In his unscripted Showtime series Who Is America, he duped Sheriff Joe Arpaio, Sarah Palin, Dick Cheney, Ted Koppel, Senator Bernie Sanders. He posed as an interviewer, asked them questions in order to reveal their flaws, and made them look foolish. Is posing as a reporter in order to access and exploit information for entertainment a reasonable thing to do? The answer should be yes, sure, why not, all’s fair in love and comedy.

But those who favour Cohen’s style might find themselves less on board with a guy like Project Veritas’ James O’Keefe, who posed as a pimp in order to expose, Acorn, a government home mortgage lending scheme. O’Keefe’s methods were roundly criticized by the left at the time as disingenuous.
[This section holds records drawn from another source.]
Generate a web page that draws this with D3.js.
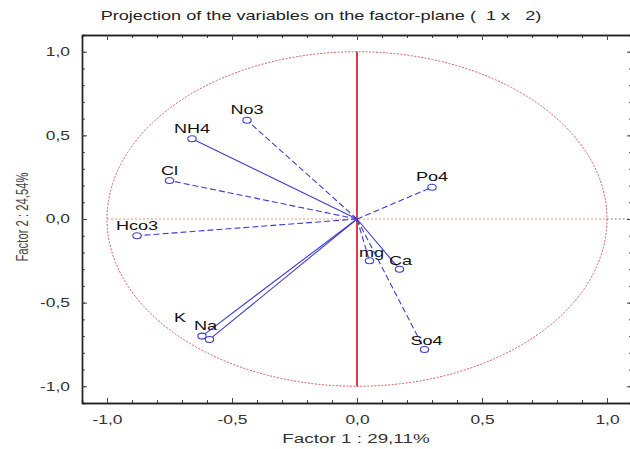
<!DOCTYPE html>
<html>
<head>
<meta charset="utf-8">
<script src="https://cdn.jsdelivr.net/npm/d3@7"></script>
<style>
    body { margin: 0; background: #fff; }
    svg { display: block; font-family: "Liberation Sans", Arial, sans-serif; }
</style>
</head>
<body>
<svg id="chart" width="630" height="449"></svg>
<script>
// variable loadings on factor 1 and factor 2
const variables = ["No3", "NH4", "Cl", "Hco3", "Po4", "mg", "Ca", "So4", "K", "Na"];
const factor1 = [-0.44, -0.66, -0.75, -0.88, 0.30, 0.05, 0.17, 0.27, -0.62, -0.59];
const factor2 = [0.59, 0.48, 0.23, -0.10, 0.19, -0.25, -0.30, -0.78, -0.70, -0.72];

const majorTicks = [-1.0, -0.5, 0.0, 0.5, 1.0];
const minorTicks = d3.range(-10, 11).map(d => d / 10);

const title = "Projection of the variables on the factor-plane (  1 x   2)";
const xTitle = "Factor 1 : 29,11%";
const yTitle = "Factor 2 : 24,54%";

const svg = d3.select("#chart");
const blue = "#3d3dd2";
const stretch = 1.45; // the original picture is wider than tall, text looks stretched

const x = d3.scaleLinear().domain([-1.1, 1.1]).range([82, 632]);
const y = d3.scaleLinear().domain([-1.1, 1.1]).range([403, 35]);

// comma decimal, plain hyphen minus
const fmt = d3.formatLocale({decimal: ",", thousands: ".", grouping: [3], currency: ["", ""], minus: "-"}).format(".1f");

//title
svg.append("text")
    .attr("transform", `translate(321,20) scale(${stretch},1)`)
    .attr("text-anchor", "middle")
    .attr("font-size", 12.5)
    .attr("fill", "#222")
    .style("white-space", "pre")
    .text(title);

//unit circle and the zero lines
const plot = svg.append("g");

plot.append("ellipse")
    .attr("cx", x(0)).attr("cy", y(0))
    .attr("rx", x(1) - x(0)).attr("ry", y(0) - y(1))
    .attr("fill", "none")
    .attr("stroke", "#d65a5a")
    .attr("stroke-width", 1)
    .attr("stroke-dasharray", "2,1.5");

plot.append("line")
    .attr("x1", x(-1)).attr("x2", x(1))
    .attr("y1", y(0)).attr("y2", y(0))
    .attr("stroke", "#e49a7e")
    .attr("stroke-dasharray", "2,2");

plot.append("line")
    .attr("x1", x(1)).attr("x2", x(1.1))
    .attr("y1", y(0)).attr("y2", y(0))
    .attr("stroke", "#666")
    .attr("stroke-dasharray", "1.5,2.5");

plot.append("line")
    .attr("x1", x(0)).attr("x2", x(0))
    .attr("y1", y(1)).attr("y2", y(-1))
    .attr("stroke", "#cc1020")
    .attr("stroke-width", 1.6);

//axes: ticks pointing into the frame
const axisStyle = g => {
    g.select(".domain").attr("stroke", "#222").attr("stroke-width", 1.4);
    g.selectAll(".tick line").attr("stroke", "#444");
    g.selectAll(".tick text")
        .attr("fill", "#333")
        .attr("font-size", 12)
        .attr("x", function() { return (+this.getAttribute("x") || 0) / stretch; })
        .attr("transform", `scale(${stretch},1)`);
};

function addAxis(axisFn, scale, transform, labels) {
    svg.append("g")
        .attr("transform", transform)
        .call(axisFn(scale).tickValues(minorTicks).tickSize(-3).tickFormat(""))
        .call(axisStyle);
    const major = svg.append("g")
        .attr("transform", transform)
        .call(axisFn(scale).tickValues(majorTicks).tickSizeInner(-5).tickSizeOuter(0)
            .tickPadding(labels ? 12 : 0).tickFormat(labels ? fmt : ""))
        .call(axisStyle);
    return major;
}

addAxis(d3.axisBottom, x, `translate(0,${y(-1.1)})`, true);
addAxis(d3.axisTop, x, `translate(0,${y(1.1)})`, false);
addAxis(d3.axisLeft, y, `translate(${x(-1.1)},0)`, true);
addAxis(d3.axisRight, y, `translate(${x(1.1)},0)`, false);

//axis titles
svg.append("text")
    .attr("transform", `translate(356,443) scale(${stretch},1)`)
    .attr("text-anchor", "middle")
    .attr("font-size", 13)
    .attr("fill", "#333")
    .text(xTitle);

svg.append("text")
    .attr("transform", `translate(28,217) scale(${stretch},1) rotate(-90)`)
    .attr("text-anchor", "middle")
    .attr("font-size", 11.3)
    .attr("fill", "#444")
    .text(yTitle);

//vectors
const rows = variables.map((name, i) => ({name, f1: factor1[i], f2: factor2[i]}));
const dashedVars = new Set(["No3", "Cl", "Hco3", "Po4", "So4", "mg"]);
const labelShift = {K: [-22, -14], Na: [-4, -9], mg: [2, -4], Ca: [1, -4], So4: [2, -4]};

const vec = svg.append("g").selectAll("g")
    .data(rows)
    .join("g");

vec.append("line")
    .attr("x1", x(0)).attr("y1", y(0))
    .attr("x2", d => x(d.f1)).attr("y2", d => y(d.f2))
    .attr("stroke", blue)
    .attr("stroke-width", 1.1)
    .attr("stroke-dasharray", d => dashedVars.has(d.name) ? "6,3" : null);

vec.append("ellipse")
    .attr("cx", d => x(d.f1)).attr("cy", d => y(d.f2))
    .attr("rx", 4.2).attr("ry", 3)
    .attr("fill", "#fff")
    .attr("stroke", blue)
    .attr("stroke-width", 1.1);

vec.append("text")
    .attr("transform", d => {
        const s = labelShift[d.name] || [0, -6];
        return `translate(${x(d.f1) + s[0]},${y(d.f2) + s[1]}) scale(${stretch},1)`;
    })
    .attr("text-anchor", "middle")
    .attr("font-size", 12.5)
    .attr("fill", "#111")
    .text(d => d.name);
</script>
</body>
</html>
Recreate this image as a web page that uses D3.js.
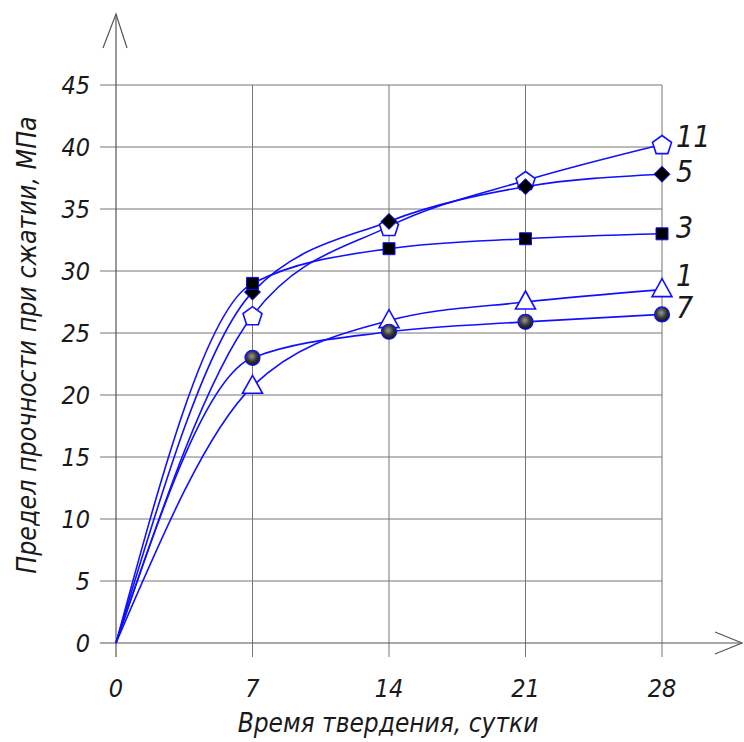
<!DOCTYPE html>
<html lang="ru">
<head>
<meta charset="UTF-8" />
<title>Предел прочности при сжатии</title>
<style>
  body { margin: 0; background: #fff; }
  text {
    font-family: 'DejaVu Sans', sans-serif;
    font-stretch: condensed;
    font-weight: 200;
    font-style: italic;
    fill: #1a1a1a;
  }
  .grid line { stroke: #777; stroke-width: 1; }
  .axis-line { stroke: #555; stroke-width: 1.2; fill: none; }
  .curve { fill: none; stroke: #1010ff; stroke-width: 1.6; }
</style>
<script src="https://d3js.org/d3.v7.min.js"></script>
</head>
<body>
<div id="chart"></div>
<script>
  // Данные
  const days = [0, 7, 14, 21, 28];
  const xTicks = [0, 7, 14, 21, 28];
  const yTicks = [0, 5, 10, 15, 20, 25, 30, 35, 40, 45];

  const s11 = [0, 26.4, 33.6, 37.3, 40.2];
  const s5  = [0, 28.3, 34.0, 36.8, 37.8];
  const s3  = [0, 29.0, 31.8, 32.6, 33.0];
  const s1  = [0, 20.7, 26.0, 27.5, 28.5];
  const s7  = [0, 23.0, 25.1, 25.9, 26.5];

  const seriesNames = ['11', '5', '3', '1', '7'];
  const seriesValues = [s11, s5, s3, s1, s7];
  const seriesMarkers = ['pentagon', 'diamond', 'square', 'triangle', 'ball'];

  const width = 744, height = 742;
  const svg = d3.select('#chart').append('svg')
    .attr('width', width).attr('height', height);

  const x = d3.scaleLinear().domain([0, 28]).range([116, 662]);
  const y = d3.scaleLinear().domain([0, 45]).range([643, 85]);

  // градиент для шариков
  const grad = svg.append('defs').append('radialGradient')
    .attr('id', 'ball').attr('cx', '45%').attr('cy', '40%').attr('r', '60%');
  grad.append('stop').attr('offset', '0%').attr('stop-color', '#9a9a9a');
  grad.append('stop').attr('offset', '55%').attr('stop-color', '#3a3a3a');
  grad.append('stop').attr('offset', '100%').attr('stop-color', '#111');

  // Сетка
  const grid = svg.append('g').attr('class', 'grid');
  grid.selectAll('.h').data(yTicks.slice(1)).enter().append('line')
    .attr('x1', x(0) - 16).attr('x2', x(28))
    .attr('y1', d => y(d)).attr('y2', d => y(d));
  grid.selectAll('.v').data(xTicks.slice(1)).enter().append('line')
    .attr('x1', d => x(d)).attr('x2', d => x(d))
    .attr('y1', y(45)).attr('y2', y(0) + 14);

  // Оси со стрелками
  svg.append('line').attr('class', 'axis-line')
    .attr('x1', x(0) - 16).attr('x2', 742).attr('y1', y(0)).attr('y2', y(0));
  svg.append('line').attr('class', 'axis-line')
    .attr('x1', x(0)).attr('x2', x(0)).attr('y1', y(0) + 14).attr('y2', 14);
  svg.append('path').attr('class', 'axis-line')
    .attr('d', `M${x(0) - 13},48 L${x(0)},14 L${x(0) + 11},48`);
  svg.append('path').attr('class', 'axis-line')
    .attr('d', `M715,632 L742,643 L715,654`);

  // Подписи делений
  svg.selectAll('.ytick').data(yTicks).enter().append('text')
    .attr('x', 90).attr('y', d => y(d) + 9)
    .attr('text-anchor', 'end').attr('font-size', 25)
    .text(d => d);
  svg.selectAll('.xtick').data(xTicks).enter().append('text')
    .attr('x', d => x(d)).attr('y', 697)
    .attr('text-anchor', 'middle').attr('font-size', 25)
    .text(d => d);

  // Названия осей
  svg.append('text')
    .attr('x', 388).attr('y', 732)
    .attr('text-anchor', 'middle').attr('font-size', 26)
    .text('Время твердения, сутки');
  svg.append('text')
    .attr('transform', 'translate(36,345) rotate(-90)')
    .attr('text-anchor', 'middle').attr('font-size', 26.5)
    .text('Предел прочности при сжатии, МПа');

  // Кривые
  const line = d3.line()
    .x((d, i) => x(days[i]))
    .y(d => y(d))
    .curve(d3.curveMonotoneX);

  svg.selectAll('.curve').data(seriesValues).enter().append('path')
    .attr('class', 'curve')
    .attr('d', d => line(d));

  // Маркеры
  function markerPath(type) {
    if (type === 'pentagon') {
      const r = 10;
      const pts = d3.range(5).map(k => {
        const a = -Math.PI / 2 + k * 2 * Math.PI / 5;
        return [r * Math.cos(a), r * Math.sin(a) + 1];
      });
      return 'M' + pts.join('L') + 'Z';
    }
    if (type === 'diamond') return 'M0,-8L8,0L0,8L-8,0Z';
    if (type === 'square') return 'M-6,-6L6,-6L6,6L-6,6Z';
    if (type === 'triangle') return 'M0,-11L10,7L-10,7Z';
    return null;
  }

  seriesValues.forEach((vals, si) => {
    const type = seriesMarkers[si];
    const g = svg.append('g');
    const pts = vals.slice(1).map((v, i) => ({ d: days[i + 1], v }));
    if (type === 'ball') {
      g.selectAll('circle').data(pts).enter().append('circle')
        .attr('cx', p => x(p.d)).attr('cy', p => y(p.v)).attr('r', 7.5)
        .attr('fill', 'url(#ball)').attr('stroke', '#1010ff').attr('stroke-width', 1.2);
    } else {
      const filled = type === 'diamond' || type === 'square';
      g.selectAll('path').data(pts).enter().append('path')
        .attr('transform', p => `translate(${x(p.d)},${y(p.v)})`)
        .attr('d', markerPath(type))
        .attr('fill', filled ? '#000' : '#fff')
        .attr('stroke', '#1010ff').attr('stroke-width', filled ? 1 : 1.6);
    }
  });

  // Номера составов
  const labelY = [40.8, 38.0, 33.5, 29.6, 27.0];
  svg.selectAll('.slabel').data(seriesNames).enter().append('text')
    .attr('x', 676)
    .attr('y', (d, i) => y(labelY[i]) + 10)
    .attr('font-size', 30)
    .text(d => d);
</script>
</body>
</html>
But perhaps that’s just the kind of work that Cohen would like to see disallowed from the platform, the kind that’s so like his own.

The greatest satirists in the current cultural age are ones like Titania McGrath who dupes an unsuspecting public into believing her identity-based personae is real. Titania taunts her audience with inconceivable calls to action in the name of wokeness, blurring the already blurry line between reality and mockery. That’s what good satire does.

It’s no surprise that Titania has been twice suspended on social media based on the misunderstanding of her satirical project. This is what Cohen is unintentionally advocating for—the silencing of satirists, comedians, and provocateurs.

The truth is Cohen’s own work would not survive the censorious cull he is calling for. It would be removed for reasons of “hate speech”—almost all of it. And the messages or lessons Cohen has hoped to convey with his work would be gone too.

It’s been said many times that the solution to bad speech is more speech. It’s disconcerting and depressing as hell to see that in 2019, those who made their careers by living this truth are now abandoning it.